Late last week, I noticed my Blue Ram had a small white spot on his head over his right eye. Occasionally, he would rub his head on the gravel like he had Ich. None of my other fish appeared to be having any problems.

So I turned up the heat, added aquarium salt and treated with an Ich medicine. I did this for about a week and, if anything, the spot seemed to grow. I didn't have a quarantine tank at the time (I do now, a little late).

Then, two days ago, I got home from work and saw that the spot looked like a popped zit, with a bright red dot protuding out of the wound. He was still eating and otherwise seemed fine (no red gills or anything like that). So I built my quarantine tank and moved some of the tank water into it to make it hospitable for my poor little guy. But I didn't want to move him into it right away. I went to my LFS for antibiotics, since at this point I'm pretty sure that this is not Ich.

I fully intended on moving him into my quarantine tank yesterday and treat him with antibiotics. When I got home yesterday, he was hiding behind a rock (which he never does) and he didn't put up a fight when I netted him and moved him to the quarantine. His breathing was labored and he didn't swim at all... just sat at the bottom. Sometime in the night he perished.

Does anyone have any clues as to what kind of disease/parasite this was? My water is fine and all my other fish are not showing any spots or odd behavior. I've got some video of him before he perished that I'll try to upload later.


----------



## Big Dog (May 17, 2010)

Are you able to post some type of picture by cahnce?


----------



## Egon (Aug 12, 2010)

Here are some pics... they aren't the clearest as they are screen caps of a video from my phone:


----------



## Chillwill007 (Aug 20, 2010)

Sorry but I have no answers still pretty knew but hopefully some one can answer because I admin wanting to get some rams like this and would like ro know how to treat this if I every come across it.


----------



## Big Dog (May 17, 2010)

It looks like it could be Freshwater Hole in the Head Disease. Is the fish eating his food?


----------



## jrman83 (Jul 9, 2010)

Sorry for your loss. GBRs are cool fish. 

Ich usually looks like a very small air bubble that is sticking to their skin.

I've read a little bit about the hole in the head, but your pics aren't exactly what I've seen. Not saying it is or isn't. There are meds to cure it.


----------



## susankat (Nov 15, 2008)

Sorry about your loss. Rams can be pretty touchy when it comes to stuff like this.

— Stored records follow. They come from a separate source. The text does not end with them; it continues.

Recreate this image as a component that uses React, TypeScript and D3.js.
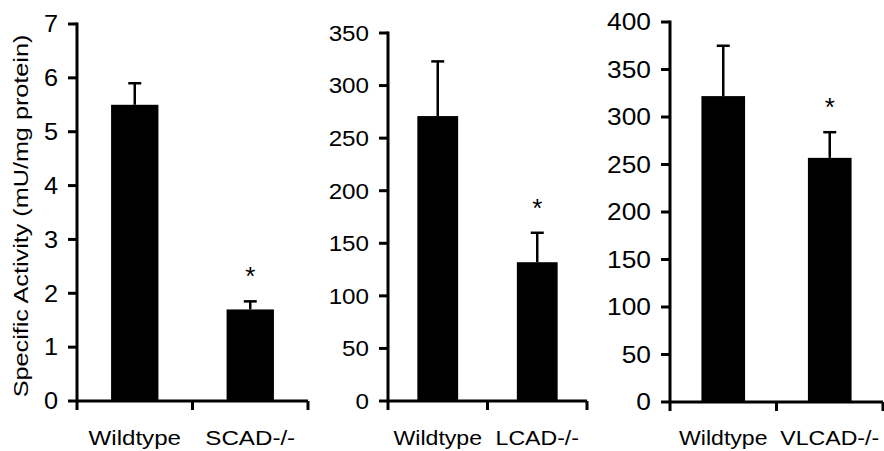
import React from "react";
import * as d3 from "d3";

// panel 1: SCAD
const scadGroups = ["Wildtype", "SCAD-/-"];
const scadMeans = [5.5, 1.7];
const scadErrors = [0.4, 0.15];
const scadTicks = [0, 1, 2, 3, 4, 5, 6, 7];
const scadStars = [false, true];

// panel 2: LCAD
const lcadGroups = ["Wildtype", "LCAD-/-"];
const lcadMeans = [271, 132];
const lcadErrors = [52, 28];
const lcadTicks = [0, 50, 100, 150, 200, 250, 300, 350];
const lcadStars = [false, true];

// panel 3: VLCAD
const vlcadGroups = ["Wildtype", "VLCAD-/-"];
const vlcadMeans = [322, 257];
const vlcadErrors = [53, 27];
const vlcadTicks = [0, 50, 100, 150, 200, 250, 300, 350, 400];
const vlcadStars = [false, true];

const FONT = "Liberation Sans, Arial, sans-serif";

type PanelProps = {
  groups: string[];
  means: number[];
  errors: number[];
  ticks: number[];
  stars: boolean[];
  x0: number;
  x1: number;
  yTop: number;
  yZero: number;
  tickFont: number;
  tickStretch: number;
  labelStretch: number;
};

const Panel = ({
  groups, means, errors, ticks, stars, x0, x1, yTop, yZero, tickFont, tickStretch, labelStretch,
}: PanelProps) => {
  const y = d3
    .scaleLinear()
    .domain([0, ticks[ticks.length - 1]])
    .range([yZero, yTop]);
  const x = d3
    .scaleBand()
    .domain(groups)
    .range([x0, x1])
    .paddingInner(0.59)
    .paddingOuter(0.295);
  const step = x.step();
  const bw = x.bandwidth();
  const capW = 13;

  return (
    <g>
      {/* bars */}
      {groups.map((g, i) => (
        <rect
          key={g}
          x={x(g)}
          y={y(means[i])}
          width={bw}
          height={yZero - y(means[i])}
          fill="#000"
        />
      ))}
      {/* error bars, upward only */}
      {groups.map((g, i) => {
        const cx = (x(g) as number) + bw / 2;
        const top = y(means[i] + errors[i]);
        return (
          <g key={"e" + g} stroke="#000" strokeWidth={2.5}>
            <line x1={cx} x2={cx} y1={y(means[i])} y2={top} />
            <line x1={cx - capW / 2} x2={cx + capW / 2} y1={top} y2={top} />
          </g>
        );
      })}
      {/* significance */}
      {groups.map((g, i) =>
        stars[i] ? (
          <text
            key={"s" + g}
            x={(x(g) as number) + bw / 2}
            y={y(means[i] + errors[i]) - 16}
            textAnchor="middle"
            fontFamily={FONT}
            fontSize={26}
          >
            *
          </text>
        ) : null
      )}
      {/* y axis */}
      <line x1={x0} x2={x0} y1={yTop - 1.5} y2={yZero} stroke="#000" strokeWidth={3} />
      {ticks.map((t) => (
        <g key={"t" + t}>
          <line x1={x0 - 9} x2={x0} y1={y(t)} y2={y(t)} stroke="#000" strokeWidth={3} />
          <text
            transform={`translate(${x0 - 19},${y(t)}) scale(${tickStretch},1)`}
            dy="0.36em"
            textAnchor="end"
            fontFamily={FONT}
            fontSize={tickFont}
          >
            {t}
          </text>
        </g>
      ))}
      {/* x axis */}
      <line x1={x0} x2={x1} y1={yZero} y2={yZero} stroke="#000" strokeWidth={3} />
      {d3.range(groups.length + 1).map((k) => (
        <line
          key={"xt" + k}
          x1={x0 + k * step}
          x2={x0 + k * step}
          y1={yZero}
          y2={yZero + 9}
          stroke="#000"
          strokeWidth={3}
        />
      ))}
      {groups.map((g) => (
        <text
          key={"l" + g}
          transform={`translate(${(x(g) as number) + bw / 2},445) scale(${labelStretch},1)`}
          textAnchor="middle"
          fontFamily={FONT}
          fontSize={21}
        >
          {g}
        </text>
      ))}
    </g>
  );
};

export default function App() {
  return (
    <svg
      width={884}
      height={451}
      style={{ position: "absolute", left: 0, top: 0, background: "#fff" }}
    >
      <text
        transform="translate(28,216) rotate(-90) scale(1.2,1)"
        textAnchor="middle"
        fontFamily={FONT}
        fontSize={21}
      >
        Specific Activity (mU/mg protein)
      </text>
      <Panel
        groups={scadGroups}
        means={scadMeans}
        errors={scadErrors}
        ticks={scadTicks}
        stars={scadStars}
        x0={77}
        x1={308}
        yTop={24}
        yZero={401}
        tickFont={23}
        tickStretch={1.1}
        labelStretch={1.15}
      />
      <Panel
        groups={lcadGroups}
        means={lcadMeans}
        errors={lcadErrors}
        ticks={lcadTicks}
        stars={lcadStars}
        x0={388}
        x1={587}
        yTop={33}
        yZero={401}
        tickFont={22}
        tickStretch={1.1}
        labelStretch={1.1}
      />
      <Panel
        groups={vlcadGroups}
        means={vlcadMeans}
        errors={vlcadErrors}
        ticks={vlcadTicks}
        stars={vlcadStars}
        x0={670}
        x1={883}
        yTop={22}
        yZero={402}
        tickFont={23.5}
        tickStretch={1.12}
        labelStretch={1.1}
      />
    </svg>
  );
}
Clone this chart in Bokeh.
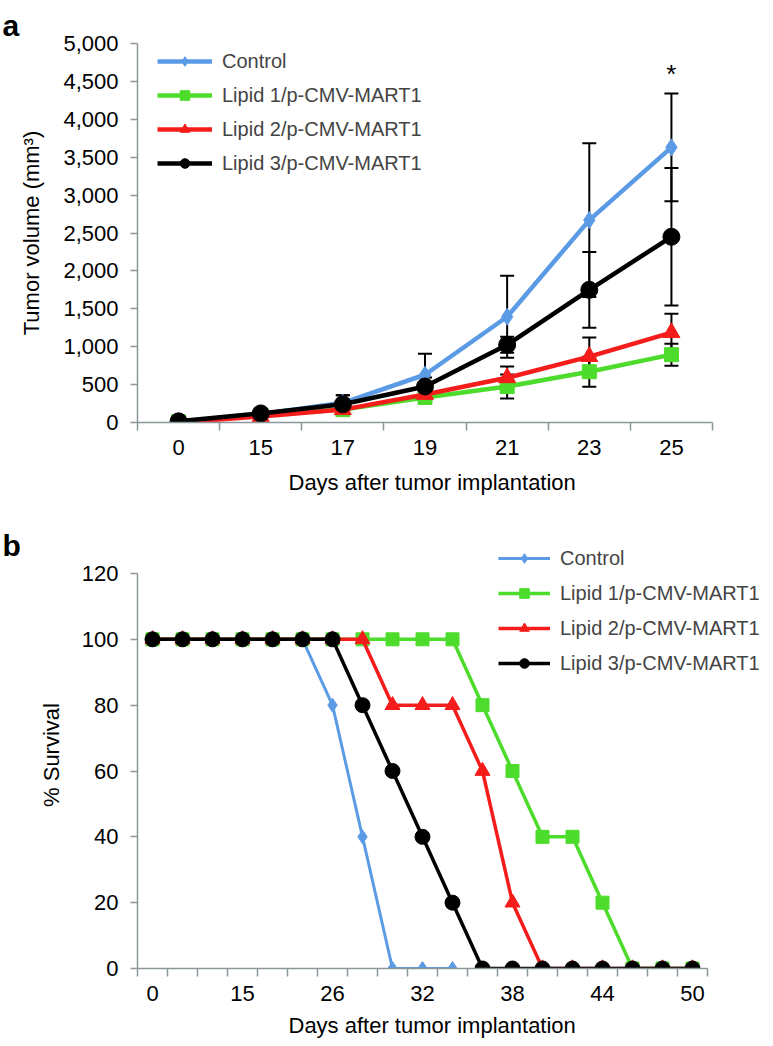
import numpy as np
from bokeh.plotting import figure
from bokeh.models import (Range1d, FixedTicker, NumeralTickFormatter, Legend, LegendItem,
                          Whisker, TeeHead, ColumnDataSource, Label, Title)
from bokeh.layouts import column
from bokeh.embed import file_html
from bokeh.resources import INLINE

FONT = "Liberation Sans"
AXIS_GREY = "#8c979c"

# ---------------- data: panel a ----------------
days_a = [0, 15, 17, 19, 21, 23, 25]
control_a = [10, 110, 260, 630, 1395, 2670, 3630]
lipid1_a = [10, 100, 170, 330, 475, 670, 895]
lipid2_a = [0, 80, 170, 370, 590, 870, 1185]
lipid3_a = [15, 120, 240, 475, 1025, 1750, 2450]
control_a_err = [5, 20, 100, 276, 540, 1013, 710]
lipid1_a_err = [5, 20, 60, 60, 158, 197, 145]
lipid2_a_err = [5, 20, 60, 80, 150, 250, 250]
lipid3_a_err = [5, 30, 120, 120, 105, 500, 908]
yticks_a = [0, 500, 1000, 1500, 2000, 2500, 3000, 3500, 4000, 4500, 5000]

# ---------------- data: panel b ----------------
days_b = [0, 5, 10, 15, 19, 22, 26, 28, 30, 32, 34, 36, 38, 40, 42, 44, 46, 48, 50]
control_b = [100, 100, 100, 100, 100, 100, 80, 40, 0, 0, 0,
             None, None, None, None, None, None, None, None]
lipid1_b = [100, 100, 100, 100, 100, 100, 100, 100, 100, 100, 100,
            80, 60, 40, 40, 20, 0, 0, 0]
lipid2_b = [100, 100, 100, 100, 100, 100, 100, 100, 80, 80, 80,
            60, 20, 0, 0, 0, 0, 0, 0]
lipid3_b = [100, 100, 100, 100, 100, 100, 100, 80, 60, 40, 20,
            0, 0, 0, 0, 0, 0, 0, 0]
yticks_b = [0, 20, 40, 60, 80, 100, 120]

names = ["Control", "Lipid 1/p-CMV-MART1", "Lipid 2/p-CMV-MART1", "Lipid 3/p-CMV-MART1"]
colors = ["#5b9be6", "#4ddc2c", "#f51c1c", "#000000"]
markers = ["diamond", "square", "triangle", "circle"]
x_title = "Days after tumor implantation"

FRAME_W = 628  # common frame width of both panels (frames are aligned by the column)


def f(v):
    return np.array([np.nan if x is None else x for x in v], dtype=float)


def style_axes(p, fs_tick="22px", fs_title="22px"):
    p.xgrid.visible = False
    p.ygrid.visible = False
    p.outline_line_color = None
    p.background_fill_color = "white"
    p.border_fill_color = "white"
    for ax in (p.xaxis[0], p.yaxis[0]):
        ax.axis_line_color = AXIS_GREY
        ax.axis_line_width = 1.5
        ax.major_tick_line_color = AXIS_GREY
        ax.major_tick_line_width = 1.5
        ax.minor_tick_line_color = AXIS_GREY
        ax.minor_tick_line_width = 1.5
        ax.major_label_text_font = FONT
        ax.major_label_text_font_size = fs_tick
        ax.major_label_text_color = "black"
        ax.axis_label_text_font = FONT
        ax.axis_label_text_font_size = fs_title
        ax.axis_label_text_font_style = "normal"
        ax.axis_label_text_color = "black"


def x_axis_title(p, standoff):
    # x-axis title centred under the drawn axis (the frame is wider than the axis)
    p.add_layout(Title(text=x_title, align="left", offset=151, standoff=standoff,
                       text_font=FONT, text_font_size="22px", text_font_style="normal",
                       text_color="black"), "below")


# ================= panel a =================
n_a = len(days_a)
xa = np.arange(n_a) + 0.5
pa = figure(width=773, height=505, x_range=Range1d(0, n_a * FRAME_W / 575),
            y_range=Range1d(0, 5000),
            output_backend="svg", toolbar_location=None,
            min_border_left=137, min_border_right=8, min_border_top=43, min_border_bottom=82)
style_axes(pa)
pa.add_layout(Title(text="a", align="left", offset=-135, standoff=4, text_font=FONT,
                    text_font_size="30px", text_font_style="bold", text_color="black"), "above")
pa.xaxis.bounds = (0, n_a)
pa.xaxis.ticker = FixedTicker(ticks=list(xa), minor_ticks=list(range(n_a + 1)))
pa.xaxis.major_label_overrides = {float(x): str(d) for x, d in zip(xa, days_a)}
pa.xaxis.major_tick_line_color = None
pa.xaxis.major_tick_out = 8
pa.xaxis.major_tick_in = 0
pa.xaxis.minor_tick_out = 8
pa.xaxis.minor_tick_in = 0
pa.xaxis.major_label_standoff = 9
x_axis_title(pa, 21)
pa.yaxis.ticker = FixedTicker(ticks=yticks_a, minor_ticks=[])
pa.yaxis.formatter = NumeralTickFormatter(format="0,0")
pa.yaxis.major_tick_out = 7
pa.yaxis.major_tick_in = 0
pa.yaxis.major_label_standoff = 12
pa.yaxis.axis_label = "Tumor volume (mm³)"
pa.yaxis.axis_label_standoff = 16

series_a = [control_a, lipid1_a, lipid2_a, lipid3_a]
errs_a = [control_a_err, lipid1_a_err, lipid2_a_err, lipid3_a_err]
msize_a = [17, 14, 17, 17]
items_a = []
for name, col, mk, vals, ms in zip(names, colors, markers, series_a, msize_a):
    src = ColumnDataSource(dict(x=xa, y=np.array(vals, float)))
    lr = pa.line("x", "y", source=src, line_color=col, line_width=4.5)
    sr = pa.scatter("x", "y", source=src, marker=mk, size=ms, fill_color=col, line_color=col)
    items_a.append(LegendItem(label=name, renderers=[lr, sr]))
for vals, err in zip(series_a, errs_a):
    v = np.array(vals, float)
    e = np.array(err, float)
    esrc = ColumnDataSource(dict(x=xa, lo=v - e, hi=v + e))
    w = Whisker(source=esrc, base="x", lower="lo", upper="hi", line_color="black", line_width=2,
                upper_head=TeeHead(size=14, line_color="black", line_width=2),
                lower_head=TeeHead(size=14, line_color="black", line_width=2))
    pa.add_layout(w)

leg_a = Legend(items=items_a, location=(20, 247), orientation="vertical",
               glyph_width=55, glyph_height=24, label_height=24, spacing=10,
               padding=0, margin=0, label_standoff=10,
               label_text_font=FONT, label_text_font_size="20px",
               border_line_color=None, background_fill_alpha=0)
pa.add_layout(leg_a)

pa.add_layout(Label(x=xa[-1], y=4600, text="*", text_font=FONT, text_font_size="26px",
                    text_align="center", text_baseline="middle", text_color="black"))

# ================= panel b =================
n_b = len(days_b)
xb = np.arange(n_b) + 0.5
label_idx = list(range(0, n_b, 3))
# frame is a little larger than the axes so the legend (which sits above 120) is not clipped
pb = figure(width=773, height=540, x_range=Range1d(0, n_b * FRAME_W / 570),
            y_range=Range1d(0, 120 * 427 / 395),
            output_backend="svg", toolbar_location=None,
            min_border_left=137, min_border_right=8, min_border_top=36, min_border_bottom=77)
style_axes(pb)
pb.add_layout(Title(text="b", align="left", offset=-135, standoff=-40, text_font=FONT,
                    text_font_size="30px", text_font_style="bold", text_color="black"), "above")
pb.xaxis.bounds = (0, n_b)
pb.yaxis.bounds = (0, 120)
pb.xaxis.ticker = FixedTicker(ticks=[float(xb[i]) for i in label_idx],
                              minor_ticks=list(range(n_b + 1)))
pb.xaxis.major_label_overrides = {float(xb[i]): str(days_b[i]) for i in label_idx}
pb.xaxis.major_tick_line_color = None
pb.xaxis.major_tick_out = 8
pb.xaxis.major_tick_in = 0
pb.xaxis.minor_tick_out = 8
pb.xaxis.minor_tick_in = 0
pb.xaxis.major_label_standoff = 9
x_axis_title(pb, 15)
pb.yaxis.ticker = FixedTicker(ticks=yticks_b, minor_ticks=[])
pb.yaxis.major_tick_out = 7
pb.yaxis.major_tick_in = 0
pb.yaxis.major_label_standoff = 12
pb.yaxis.axis_label = "% Survival"
pb.yaxis.axis_label_standoff = 15

series_b = [control_b, lipid1_b, lipid2_b, lipid3_b]
lw_b = [3, 3.5, 3.5, 3.5]
msize_b = [14, 13, 15, 15]
items_b = []
for name, col, mk, vals, lw, ms in zip(names, colors, markers, series_b, lw_b, msize_b):
    src = ColumnDataSource(dict(x=xb, y=f(vals)))
    lr = pb.line("x", "y", source=src, line_color=col, line_width=lw)
    sr = pb.scatter("x", "y", source=src, marker=mk, size=ms, fill_color=col, line_color=col)
    items_b.append(LegendItem(label=name, renderers=[lr, sr]))

leg_b = Legend(items=items_b, location=(361, 293), orientation="vertical",
               glyph_width=52, glyph_height=24, label_height=24, spacing=11,
               padding=0, margin=0, label_standoff=10,
               label_text_font=FONT, label_text_font_size="20px",
               border_line_color=None, background_fill_alpha=0)
pb.add_layout(leg_b)

layout = column(pa, pb, spacing=0)
open("out.html", "w").write(file_html(layout, INLINE))
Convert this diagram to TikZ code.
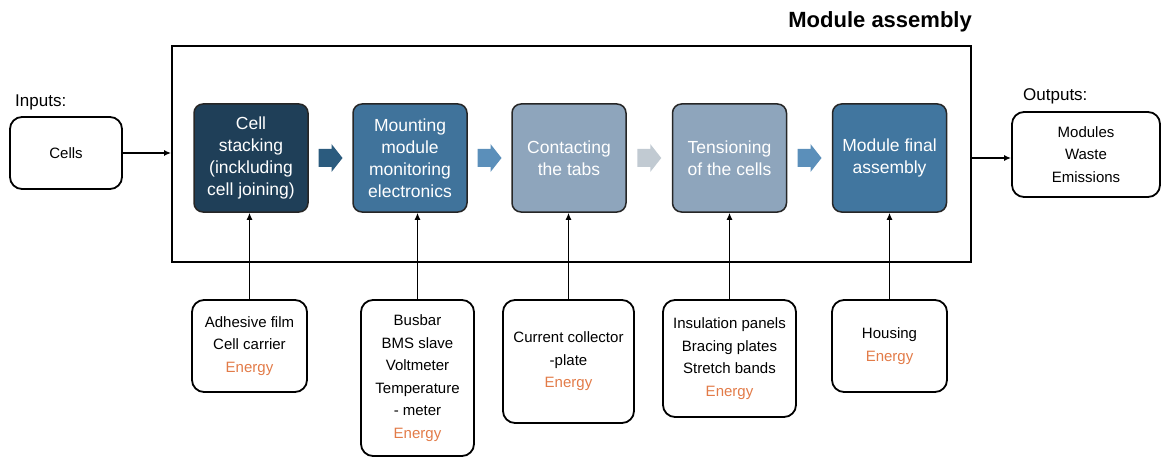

Ich looks like grains of salt on the fish. It looks a little like hole in the head but I have never heard nor seen it kill that fast.


----------



## WhiteGloveAquatics (Sep 3, 2009)

my GBR male just died of this yesterday morning, it is hole in the head. his looked like yours but upon further observation and a nice magnifying glass it was definitely HITH.

Mine showed signs a few days before I found him belly up.


----------



## Egon (Aug 12, 2010)

Thanks everyone. I showed the pics to my LFS and they aren't 100% sure either. They believe it was definitely bacterial. I'm sure had I acted more switfly, antibiotics would have saved my little guy.


----------